Ce qui est frappant en regardant l’ensemble de ces films, c’est qu’ils ont en commun l’importance qu’ils accordent au lieu.

Tout d’abord, trois d’entre eux sont des huis-clos (intégralement ou quasi-intégralement) : une salle de casting pour La voix de Kate Moss, une pièce de 9 m² dans le film éponyme et un hammam pour Les Lézards.

Ensuite, l’évocation de la vie de Kiki renvoie invariablement à des lieux qu’elle a traversés, habités et faits vibrer : Montparnasse évidemment, mais également sa campagne natale ou New York.

Bella B. n’est pas à proprement parler un huis clos, ou alors un huis clos mental, mais l’action ne sort guère de la maison où réside la jeune fille, sa mère et sa gouvernante.
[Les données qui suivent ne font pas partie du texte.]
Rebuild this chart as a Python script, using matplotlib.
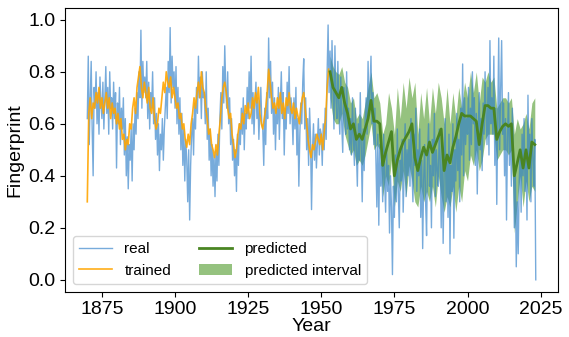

Si ce n’est pour une scène de souvenir avec son père. Et la mise en scène, notamment lors de la scène finale, montre bien l’enfermement des personnages dans cette maison et dans leurs habitudes.

Enfin, La Balade est peut-être l’exemple le plus frappant : les décors impressionnent et sont presque les personnages principaux du film. Les travellings initiaux nous introduisent dans ces décors de désolation : la réalisatrice a d’ailleurs expliqué après la séance combien les repérages avaient été importants pour trouver les trois lieux où a été tourné le film. On se promène ensuite avec le père en fauteuil roulant et son fils entre les immeubles troués ou les halls au toit éventré. Il est remarquable de voir que même les plans rapprochés font la part belle au décor : les personnages s’arrêtent un moment et le sol est jonché de débris de tuiles qui rappellent les bâtiments alentours. On voit ainsi clairement que les lieux ne sont pas qu’un simple décor, mais la façon la plus directe dans le film de montrer l’état de la relation entre le père et son fils.

 

Après un programme sur les mouvement(s) avec « Histoire de courts », on a donc vu un programme centré sur les lieux : avoir une telle cohérence pour un programme regroupant des coups de cœur des différents membres du comité de sélection est une belle réussite. Bravo et vivement la cuvée 2014.